If asked how to perform a task in the new system, experienced agents often responded with the speed of muscle memory by explaining how they would complete the task in the legacy system instead of exploring the new interface in front of them. I had to change my approach in usability testing to get past knee-jerk reactions to the new design that made it difficult for agents to evaluate simply because it was new.

Impact

 
  • The new, one-page web application design can reduce the time to complete primary tasks by over 50%. This time savings, across a workforce of almost 300 global employees, is projected to save $3.52M (USD) a year.

  • The new system achieved a massive reduction in compliance risk by completely eliminating a major source of error: manual entry fields.

  • While focused on compliance, the feedback from agents revealed that the new design impacts company culture by increasing feedback opportunities between managers and staff and improves visibility into employee performance in a more equitable way.

Positive feedback from agents as parts of the system were released.

Learnings

 
  • A focus on everything is a focus on nothing. Of all the areas we could make improvements in, we chose to center the entire design of the new system around improving compliance. This meant we could simplify our priorities for the near-term roadmap, know how to measure success, and have a lifeline to draw upon when we needed to make a long-debated decision. The other areas of improvement were not discarded, but slated for post-MVP attention. This was an invaluable North Star for a project with so much potential.

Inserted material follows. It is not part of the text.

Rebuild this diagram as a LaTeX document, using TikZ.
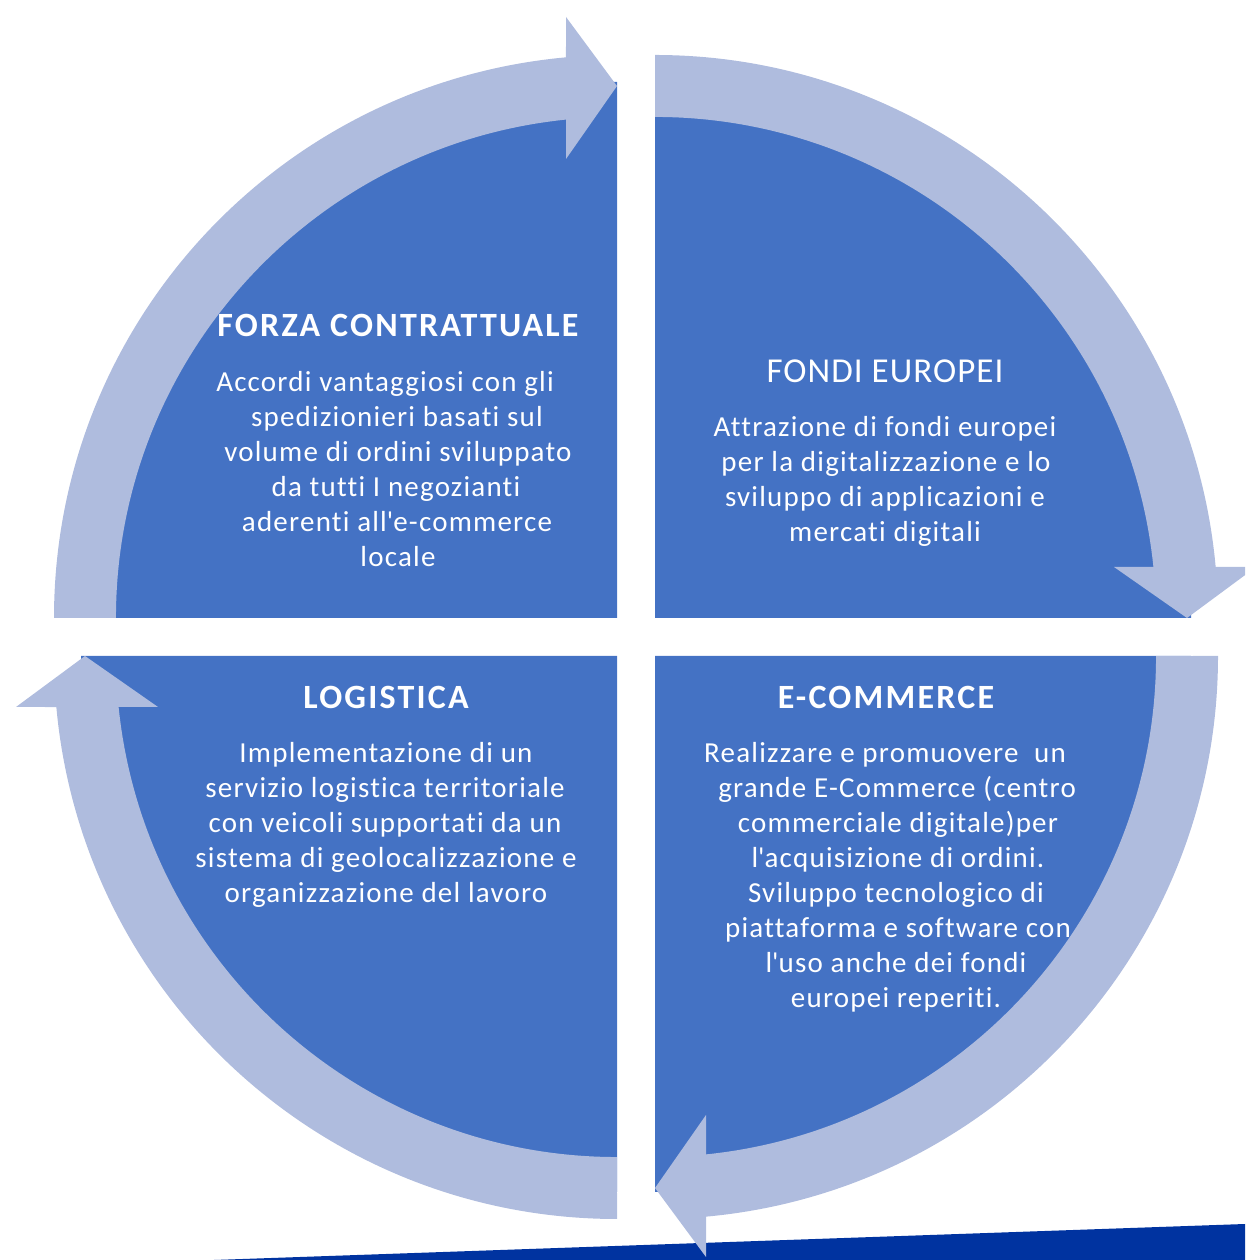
\documentclass[tikz,border=0pt]{standalone}
\usepackage{fontspec}
\setmainfont{Carlito}[Ligatures={NoCommon}]
\newfontfamily\bodyf{Carlito}[Ligatures={NoCommon},LetterSpace=4.2]
\newfontfamily\headf{Carlito}[Ligatures={NoCommon},LetterSpace=6.5]
\newfontfamily\headlf{Carlito}[Ligatures={NoCommon},LetterSpace=3]
\newcommand{\ap}{\textquotesingle}
\definecolor{qblue}{RGB}{68,114,196}
\definecolor{bandc}{RGB}{175,188,222}
\definecolor{stripec}{RGB}{0,51,160}
\begin{document}
\begin{tikzpicture}[x=1pt,y=1pt,
  hd/.style={text=white,font=\headf\fontsize{34}{40}\selectfont\bfseries,anchor=base,inner sep=0pt},
  hdl/.style={text=white,font=\headlf\fontsize{35}{42}\selectfont,anchor=base,inner sep=0pt},
  bd/.style={text=white,font=\bodyf\fontsize{29}{35}\selectfont,anchor=base,inner sep=0pt},
  quarter/.style={fill=qblue},
  band/.style={fill=bandc}]
\useasboundingbox (0,0) rectangle (1245,1260);
\clip (0,0) rectangle (1245,1260);
% bottom stripe
\fill[stripec] (214,0) -- (1245,36) -- (1245,0) -- cycle;
% quarter discs
\foreach \k in {0,1,2,3}{
  \begin{scope}[rotate around={-90*\k:(636,623)}]
    \fill[quarter] (617,642) -- (81,642) arc[start angle=180,end angle=90,radius=536] -- cycle;
  \end{scope}}
% circular arrows
\foreach \k in {0,1,2,3}{
  \begin{scope}[rotate around={-90*\k:(636,623)}]
    \fill[band] (54,642) arc[start angle=180,end angle=95.2,radius=563]
      -- (566,1243) -- (617,1174) -- (566,1101) -- (566,1140.4)
      arc[start angle=95.84,end angle=180,radius=501] -- cycle;
  \end{scope}}
% FORZA CONTRATTUALE
\node[hd] (h1) at (398,923) {FORZA CONTRATTUALE};
\node[bd] (a1) at (385,868) {Accordi vantaggiosi con gli};
\node[bd] (a2) at (397,833) {spedizionieri basati sul};
\node[bd] (a3) at (398,798) {volume di ordini sviluppato};
\node[bd] (a4) at (396,763) {da tutti I negozianti};
\node[bd] (a5) at (397,728) {aderenti all\ap e-commerce};
\node[bd] (a6) at (398,693) {locale};
% FONDI EUROPEI
\node[hdl] (h2) at (885,877) {FONDI EUROPEI};
\node[bd] (b1) at (885,823) {Attrazione di fondi europei};
\node[bd] (b2) at (886,788) {per la digitalizzazione e lo};
\node[bd] (b3) at (885,753) {sviluppo di applicazioni e};
\node[bd] (b4) at (885,718) {mercati digitali};
% LOGISTICA
\node[hd] (h3) at (386,551) {LOGISTICA};
\node[bd] (c1) at (386,497) {Implementazione di un};
\node[bd] (c2) at (385,462) {servizio logistica territoriale};
\node[bd] (c3) at (385,427) {con veicoli supportati da un};
\node[bd] (c4) at (386,392) {sistema di geolocalizzazione e};
\node[bd] (c5) at (386,357) {organizzazione del lavoro};
% E-COMMERCE
\node[hd] (h4) at (886,551) {E-COMMERCE};
\node[bd] (d1) at (885,497) {Realizzare e promuovere\ \ un};
\node[bd] (d2) at (897,462) {grande E-Commerce (centro};
\node[bd] (d3) at (898,427) {commerciale digitale)per};
\node[bd] (d4) at (898,392) {l\ap acquisizione di ordini.};
\node[bd] (d5) at (896,357) {Sviluppo tecnologico di};
\node[bd] (d6) at (898,322) {piattaforma e software con};
\node[bd] (d7) at (896,287) {l\ap uso anche dei fondi};
\node[bd] (d8) at (896,252) {europei reperiti.};
\end{tikzpicture}
\end{document}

  • UX design doesn’t own the market for good design ideas. Actively finding ways to solicit feedback and ideas, early and often, from the many people the project would impact helped us have better requirements in the design phases and smoother engineering hand-offs. For this project, it included a dedicated internal Slack channel in which any validation agent could share ideas. In the product team, we had near-daily UX Designers/UI Developers/Product Owner meetings to walk through designs and technical reviews and explore ideas together, despite being scattered across timezones in North America and Europe.